SEP: Analyzing and Interpreting Data

Analyzing data in 6–8 builds on K–5 and progresses to extending quantitative analysis to investigations, distinguishing between correlation and causation, and basic statistical techniques of data and error analysis. Construct and interpret graphical displays of data to identify linear and nonlinear relationships

CCC: Scale, Proportion, and Quantity

Proportional relationships (e.g. speed as the ratio of distance traveled to time taken) among different types of quantities provide information about the magnitude of properties and processes.

Common Core Standards

• CCSS.MATH.CONTENT.6.SP.B.4
Display numerical data in plots on a number line, including dot plots, histograms, and box plots.
• CCSS.MATH.CONTENT.6.SP.B.5
Summarize numerical data sets in relation to their context, such as by:
• CCSS.MATH.CONTENT.6.SP.B.5.A
Reporting the number of observations.
• CCSS.MATH.CONTENT.6.SP.B.5.B
Describing the nature of the attribute under investigation, including how it was measured and its units of measurement.
• CCSS.MATH.CONTENT.8.SP.A.1 (extension)
Construct and interpret scatter plots for bivariate measurement data to investigate patterns of association between two quantities.
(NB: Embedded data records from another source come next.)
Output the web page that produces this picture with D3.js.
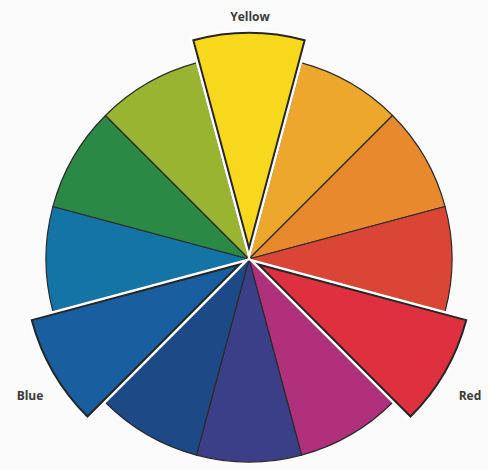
<html><head>
<script src="https://cdnjs.cloudflare.com/ajax/libs/d3/7.8.5/d3.min.js"></script>
<style>
body {
    margin: 0;
    background-color: #fbfbfb;
}
.label {
    font-family: "Open Sans", Arial, sans-serif;
    font-size: 12px;
    font-weight: bold;
    fill: #3a3a3a;
}
</style>
</head>
<body>
<div id="chart"></div>

<script>
// Wheel data: clockwise from the top
const hues = ["Yellow", "Yellow-orange", "Orange", "Red-orange", "Red", "Red-violet",
              "Violet", "Blue-violet", "Blue", "Blue-green", "Green", "Yellow-green"];
const hueColors = ["#f8d81c", "#eca72c", "#e8892e", "#db4535", "#df3040", "#b0307c",
                   "#3a3f88", "#1d4a86", "#195e9e", "#1574a6", "#2a8a45", "#98b431"];
const shares = [1, 1, 1, 1, 1, 1, 1, 1, 1, 1, 1, 1];
const primaries = ["Yellow", "Red", "Blue"];

const width = 488;
const height = 470;
const cx = 249, cy = 259;
const radius = 203;
const bigRadius = 215;
const pullOut = 11;

const svg = d3.select("#chart")
    .append("svg")
    .attr("width", width)
    .attr("height", height);

const g = svg.append("g")
    .attr("transform", `translate(${cx},${cy})`);

const pie = d3.pie()
    .sort(null)
    .startAngle(-Math.PI / 12)
    .endAngle(2 * Math.PI - Math.PI / 12);

const slices = pie(shares).map((d, i) => ({...d, name: hues[i], color: hueColors[i]}));

const arc = d3.arc().innerRadius(0).outerRadius(radius);
const bigArc = d3.arc().innerRadius(0).outerRadius(bigRadius);

// plain wedges
g.selectAll("path.wedge")
    .data(slices.filter(d => !primaries.includes(d.name)))
    .join("path")
    .attr("class", "wedge")
    .attr("d", arc)
    .attr("fill", d => d.color)
    .attr("stroke", "#2b2b2b")
    .attr("stroke-width", 1.2)
    .attr("stroke-linejoin", "round");

// pulled-out primary wedges
function shift(d) {
    const a = (d.startAngle + d.endAngle) / 2;
    return `translate(${pullOut * Math.sin(a)},${-pullOut * Math.cos(a)})`;
}

const prim = g.selectAll("g.primary")
    .data(slices.filter(d => primaries.includes(d.name)))
    .join("g")
    .attr("class", "primary")
    .attr("transform", shift);

prim.append("path")
    .attr("d", bigArc)
    .attr("fill", "none")
    .attr("stroke", "#ffffff")
    .attr("stroke-width", 7)
    .attr("stroke-linejoin", "miter");

prim.append("path")
    .attr("d", bigArc)
    .attr("fill", d => d.color)
    .attr("stroke", "#262626")
    .attr("stroke-width", 2)
    .attr("stroke-linejoin", "miter");

// labels
const labelPos = {Yellow: [250, 21], Red: [470, 400], Blue: [30, 400]};
svg.selectAll("text.label")
    .data(primaries)
    .join("text")
    .attr("class", "label")
    .attr("x", d => labelPos[d][0])
    .attr("y", d => labelPos[d][1])
    .attr("text-anchor", "middle")
    .text(d => d);
</script>
</body></html>
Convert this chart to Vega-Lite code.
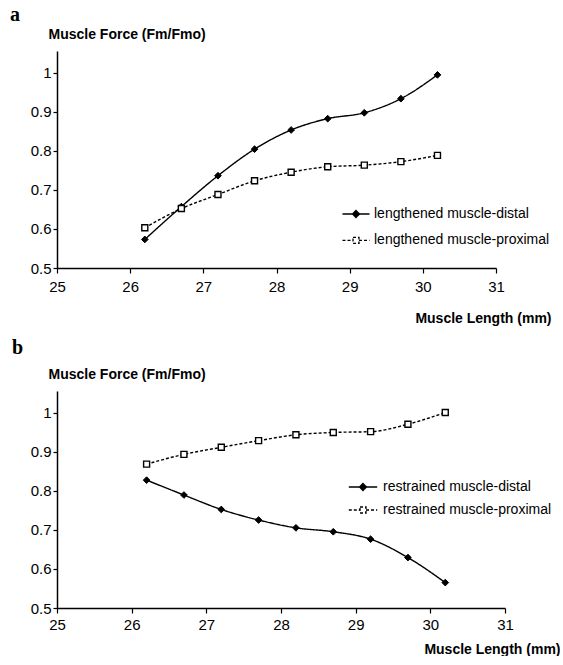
{
  "$schema": "https://vega.github.io/schema/vega-lite/v6.json",
  "background": "white",
  "padding": {"left": 10, "top": 5, "right": 0, "bottom": 0},
  "bounds": "flush",
  "spacing": 123,
  "resolve": {"scale": {"strokeDash": "independent"}, "legend": {"strokeDash": "independent"}},
  "config": {
    "font": "Liberation Sans",
    "view": {"stroke": null},
    "axis": {
      "grid": false,
      "domainColor": "#000",
      "domainWidth": 1.5,
      "tickColor": "#000",
      "tickWidth": 1.2,
      "tickSize": 5,
      "labelFont": "Liberation Sans",
      "labelFontSize": 15,
      "labelColor": "#000",
      "labelFlush": false,
      "titleFont": "Liberation Sans",
      "titleFontSize": 14,
      "titleFontWeight": "bold",
      "titleColor": "#000"
    },
    "legend": {
      "labelFont": "Liberation Sans",
      "labelFontSize": 14,
      "labelColor": "#000",
      "labelLimit": 400,
      "symbolSize": 400,
      "symbolStrokeWidth": 1.3,
      "symbolStrokeColor": "#000"
    }
  },
  "datasets": {
    "a": [
      {"length": 26.2, "force": 0.573, "series": "lengthened muscle-distal"},
      {"length": 26.7, "force": 0.657, "series": "lengthened muscle-distal"},
      {"length": 27.2, "force": 0.736, "series": "lengthened muscle-distal"},
      {"length": 27.7, "force": 0.804, "series": "lengthened muscle-distal"},
      {"length": 28.2, "force": 0.853, "series": "lengthened muscle-distal"},
      {"length": 28.7, "force": 0.882, "series": "lengthened muscle-distal"},
      {"length": 29.2, "force": 0.897, "series": "lengthened muscle-distal"},
      {"length": 29.7, "force": 0.933, "series": "lengthened muscle-distal"},
      {"length": 30.2, "force": 0.994, "series": "lengthened muscle-distal"},
      {"length": 26.2, "force": 0.603, "series": "lengthened muscle-proximal"},
      {"length": 26.7, "force": 0.652, "series": "lengthened muscle-proximal"},
      {"length": 27.2, "force": 0.688, "series": "lengthened muscle-proximal"},
      {"length": 27.7, "force": 0.723, "series": "lengthened muscle-proximal"},
      {"length": 28.2, "force": 0.745, "series": "lengthened muscle-proximal"},
      {"length": 28.7, "force": 0.759, "series": "lengthened muscle-proximal"},
      {"length": 29.2, "force": 0.763, "series": "lengthened muscle-proximal"},
      {"length": 29.7, "force": 0.772, "series": "lengthened muscle-proximal"},
      {"length": 30.2, "force": 0.788, "series": "lengthened muscle-proximal"}
    ],
    "b": [
      {"length": 26.2, "force": 0.827, "series": "restrained muscle-distal"},
      {"length": 26.7, "force": 0.789, "series": "restrained muscle-distal"},
      {"length": 27.2, "force": 0.752, "series": "restrained muscle-distal"},
      {"length": 27.7, "force": 0.725, "series": "restrained muscle-distal"},
      {"length": 28.2, "force": 0.705, "series": "restrained muscle-distal"},
      {"length": 28.7, "force": 0.695, "series": "restrained muscle-distal"},
      {"length": 29.2, "force": 0.676, "series": "restrained muscle-distal"},
      {"length": 29.7, "force": 0.629, "series": "restrained muscle-distal"},
      {"length": 30.2, "force": 0.565, "series": "restrained muscle-distal"},
      {"length": 26.2, "force": 0.868, "series": "restrained muscle-proximal"},
      {"length": 26.7, "force": 0.893, "series": "restrained muscle-proximal"},
      {"length": 27.2, "force": 0.911, "series": "restrained muscle-proximal"},
      {"length": 27.7, "force": 0.928, "series": "restrained muscle-proximal"},
      {"length": 28.2, "force": 0.943, "series": "restrained muscle-proximal"},
      {"length": 28.7, "force": 0.949, "series": "restrained muscle-proximal"},
      {"length": 29.2, "force": 0.951, "series": "restrained muscle-proximal"},
      {"length": 29.7, "force": 0.970, "series": "restrained muscle-proximal"},
      {"length": 30.2, "force": 1.0, "series": "restrained muscle-proximal"}
    ]
  },
  "vconcat": [
    {
      "title": {"text": "a", "anchor": "start", "frame": "group", "dx": -47, "font": "Liberation Serif", "fontSize": 20, "fontWeight": "bold", "color": "#000", "offset": -14, "baseline": "alphabetic"},
      "width": 439,
      "height": 217,
      "data": {"name": "a"},
      "encoding": {
        "x": {"field": "length", "type": "quantitative", "scale": {"domain": [25, 31], "nice": false, "zero": false},
              "axis": {"values": [25, 26, 27, 28, 29, 30, 31], "title": "Muscle Length (mm)", "titleX": 494, "titleY": 54, "titleAlign": "right", "titleBaseline": "alphabetic", "labelPadding": 6}},
        "y": {"field": "force", "type": "quantitative", "scale": {"domain": [0.5, 1.055], "nice": false, "zero": false},
              "axis": {"values": [0.5, 0.6, 0.7, 0.8, 0.9, 1], "format": "~g", "tickSize": 4, "labelPadding": 2, "title": "Muscle Force (Fm/Fmo)", "titleAngle": 0, "titleX": -9, "titleY": -13, "titleAlign": "left", "titleBaseline": "alphabetic"}}
      },
      "layer": [
        {
          "mark": {"type": "line", "interpolate": "monotone", "color": "#000", "strokeWidth": 1.4},
          "encoding": {
            "strokeDash": {"field": "series", "type": "nominal",
              "scale": {"domain": ["lengthened muscle-distal", "lengthened muscle-proximal"], "range": [[1, 0], [3, 2]]},
              "legend": {"orient": "none", "legendX": 288, "legendY": 152, "title": null, "rowPadding": 8.4, "labelOffset": 7,
                "encode": {"symbols": {"update": {
                  "shape": {"signal": "datum.value === 'lengthened muscle-distal' ? 'M-1.35,0H1.35M0,-0.35L0.35,0L0,0.35L-0.35,0Z' : 'M-1.35,0H-0.3M0.3,0H1.35M-0.3,-0.3H0.3V0.3H-0.3Z'"},
                  "fill": {"signal": "datum.value === 'lengthened muscle-distal' ? 'black' : 'white'"},
                  "stroke": {"value": "black"},
                  "strokeWidth": {"value": 1.3},
                  "opacity": {"value": 1}
                }}}}
            }
          }
        },
        {
          "transform": [{"filter": "datum.series === 'lengthened muscle-distal'"}],
          "mark": {"type": "point", "shape": "diamond", "filled": true, "fill": "#000", "opacity": 1, "stroke": "#000", "strokeWidth": 1, "size": 45},
          "encoding": {}
        },
        {
          "transform": [{"filter": "datum.series === 'lengthened muscle-proximal'"}],
          "mark": {"type": "point", "shape": "square", "filled": true, "fill": "#fff", "opacity": 1, "stroke": "#000", "strokeWidth": 1.4, "size": 36},
          "encoding": {}
        }
      ]
    },
    {
      "title": {"text": "b", "anchor": "start", "frame": "group", "dx": -45, "font": "Liberation Serif", "fontSize": 20, "fontWeight": "bold", "color": "#000", "offset": -7, "baseline": "alphabetic"},
      "width": 448,
      "height": 217,
      "data": {"name": "b"},
      "encoding": {
        "x": {"field": "length", "type": "quantitative", "scale": {"domain": [25, 31], "nice": false, "zero": false},
              "axis": {"values": [25, 26, 27, 28, 29, 30, 31], "title": "Muscle Length (mm)", "titleX": 503, "titleY": 45, "titleAlign": "right", "titleBaseline": "alphabetic", "labelPadding": 4}},
        "y": {"field": "force", "type": "quantitative", "scale": {"domain": [0.5, 1.055], "nice": false, "zero": false},
              "axis": {"values": [0.5, 0.6, 0.7, 0.8, 0.9, 1], "format": "~g", "tickSize": 4, "labelPadding": 2, "title": "Muscle Force (Fm/Fmo)", "titleAngle": 0, "titleX": -9, "titleY": -13, "titleAlign": "left", "titleBaseline": "alphabetic"}}
      },
      "layer": [
        {
          "mark": {"type": "line", "interpolate": "monotone", "color": "#000", "strokeWidth": 1.4},
          "encoding": {
            "strokeDash": {"field": "series", "type": "nominal",
              "scale": {"domain": ["restrained muscle-distal", "restrained muscle-proximal"], "range": [[1, 0], [3, 2]]},
              "legend": {"orient": "none", "legendX": 295, "legendY": 85, "title": null, "rowPadding": 5, "labelOffset": 9,
                "encode": {"symbols": {"update": {
                  "shape": {"signal": "datum.value === 'restrained muscle-distal' ? 'M-1.42,0H1.42M0,-0.35L0.35,0L0,0.35L-0.35,0Z' : 'M-1.42,0H-0.3M0.3,0H1.42M-0.3,-0.3H0.3V0.3H-0.3Z'"},
                  "fill": {"signal": "datum.value === 'restrained muscle-distal' ? 'black' : 'white'"},
                  "stroke": {"value": "black"},
                  "strokeWidth": {"value": 1.3},
                  "opacity": {"value": 1}
                }}}}
            }
          }
        },
        {
          "transform": [{"filter": "datum.series === 'restrained muscle-distal'"}],
          "mark": {"type": "point", "shape": "diamond", "filled": true, "fill": "#000", "opacity": 1, "stroke": "#000", "strokeWidth": 1, "size": 45},
          "encoding": {}
        },
        {
          "transform": [{"filter": "datum.series === 'restrained muscle-proximal'"}],
          "mark": {"type": "point", "shape": "square", "filled": true, "fill": "#fff", "opacity": 1, "stroke": "#000", "strokeWidth": 1.4, "size": 36},
          "encoding": {}
        }
      ]
    }
  ]
}
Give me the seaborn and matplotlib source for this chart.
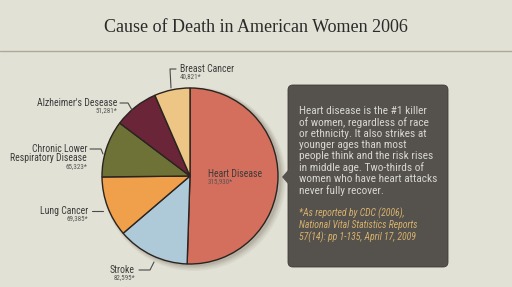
import matplotlib
matplotlib.use("Agg")
import matplotlib.pyplot as plt
import matplotlib.patches as mpatches
import seaborn as sns
import numpy as np

# ---- data ----
categories = ["Heart Disease", "Stroke", "Lung Cancer",
              "Chronic Lower\nRespiratory Disease", "Alzheimer's Desease", "Breast Cancer"]
deaths = [315930, 82595, 69385, 65323, 51281, 40821]
colors = ["#D46F5D", "#AECAD8", "#F0A04B", "#6F7236", "#6A2538", "#EDC585"]
title = "Cause of Death in American Women 2006"
note_text = ("Heart disease is the #1 killer\nof women, regardless of race\nor ethnicity. It also strikes at\n"
             "younger ages than most\npeople think and the risk rises\nin middle age. Two-thirds of\n"
             "women who have heart attacks\nnever fully recover.")
source_text = ("*As reported by CDC (2006),\nNational Vital Statistics Reports\n"
               "57(14): pp 1-135, April 17, 2009")

sns.set_theme(style="white")
plt.rcParams['font.family'] = ['Roboto Condensed', 'DejaVu Sans']

W, H = 512, 287
BG = "#E2E1D5"
fig = plt.figure(figsize=(W / 100, H / 100), dpi=100, facecolor=BG)
ax = fig.add_axes([0, 0, 1, 1])
ax.set_facecolor(BG)

def Y(y):  # convert top-based pixel to axis y
    return H - y

# title and rule
ax.text(256, Y(27), title, ha="center", va="center", fontsize=13,
        family="Liberation Serif", color="#2a2a2a")
ax.plot([0, W], [Y(51), Y(51)], color="#aaa99c", lw=1)

# pie shadow
cx, cy, r = 190, 176, 88
for i, a in enumerate([0.05, 0.06, 0.08, 0.10]):
    ax.add_patch(mpatches.Circle((cx + 4 - i * 0.5, Y(cy) - 3 + i * 0.5), r + 4 - i,
                                 color="#3a3020", alpha=a, lw=0, zorder=1))

wedges, _ = ax.pie(deaths, colors=colors, startangle=90, counterclock=False,
                   center=(cx, Y(cy)), radius=r,
                   wedgeprops=dict(edgecolor="#2a2420", linewidth=1.0), frame=True)
for w in wedges:
    w.set_zorder(2)
ax.set_xlim(0, W)
ax.set_ylim(0, H)
ax.set_aspect("equal")
ax.axis("off")

# labels (layout positions)
lab_color = "#3b3b3b"
val_color = "#555555"
layout = {
    0: (208, 174, "left", None),
    1: (135, 270, "right", [(139, 270), (150, 270), (154, 262)]),
    2: (88, 211, "right", [(92, 211), (103, 211)]),
    3: (87, 149, "right", [(90, 149), (101, 149), (103, 154)]),
    4: (117, 103, "right", [(120, 103), (128, 103), (132, 110)]),
    5: (180, 69, "left", [(176, 69), (170, 69), (171, 88)]),
}
for i, (name, val) in enumerate(zip(categories, deaths)):
    tx, ty, ha, pts = layout[i]
    lines = name.split("\n")
    for k, line in enumerate(lines):
        ax.text(tx, Y(ty + 9 * k), line, ha=ha, va="center", fontsize=7,
                color=lab_color, zorder=5)
    ax.text(tx, Y(ty + 8 + 10 * (len(lines) - 1)), f"{val:,}*", ha=ha, va="center",
            fontsize=5, color=val_color, zorder=5)
    if pts:
        xs = [p[0] for p in pts]
        ys = [Y(p[1]) for p in pts]
        ax.plot(xs, ys, color="#4a4a4a", lw=0.8)

# callout box
box = mpatches.FancyBboxPatch((288, Y(267)), 160, 182,
                              boxstyle="round,pad=0,rounding_size=5",
                              facecolor="#55514C", edgecolor="#3e3a36", lw=0.6, zorder=3)
ax.add_patch(box)
ax.add_patch(mpatches.Polygon([(289, Y(169)), (282, Y(177)), (289, Y(185))],
                              closed=True, facecolor="#55514C", edgecolor="none", zorder=4))
ax.text(299, Y(106), note_text, ha="left", va="top", fontsize=8.2, color="#D6D6D0",
        linespacing=1.13, zorder=5)
ax.text(299, Y(208), source_text, ha="left", va="top", fontsize=7, color="#D7B26E",
        style="italic", linespacing=1.13, zorder=5)

fig.savefig("out.png", dpi=100, facecolor=BG)
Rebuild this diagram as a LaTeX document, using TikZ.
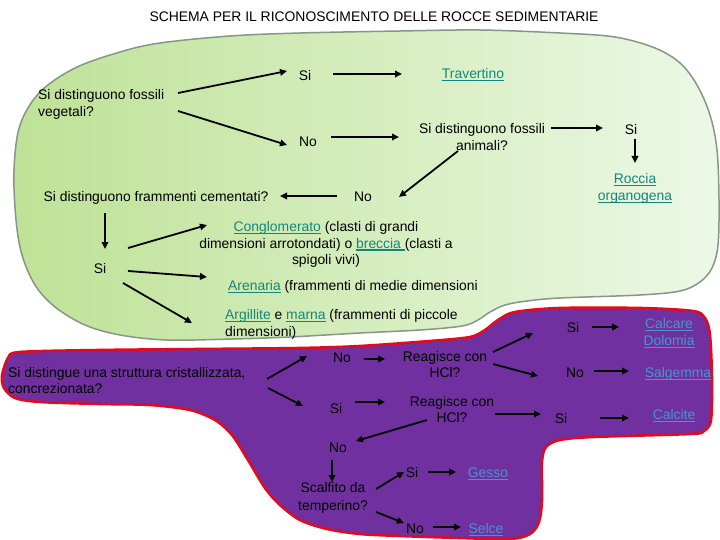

Describe patterns such as clustering, outliers, positive or negative association, linear association, and nonlinear association.

Topics: Probability and statistics, epidemiology, measurement, data analysis, histograms.

Assessment: Interpret a histogram of sneeze droplet number and the distance each droplet traveled to determine the area of greatest risk of getting soaked by a sneeze.

Accessibility: After paint has dried, visually impaired students can feel droplets in order to count their number and relative size as a means of data collection.

Extensions: Compare the number of droplets and distance they traveled when no tissue was used to the number and distance they traveled when a tissue was held up to the bulb dropper “nose.”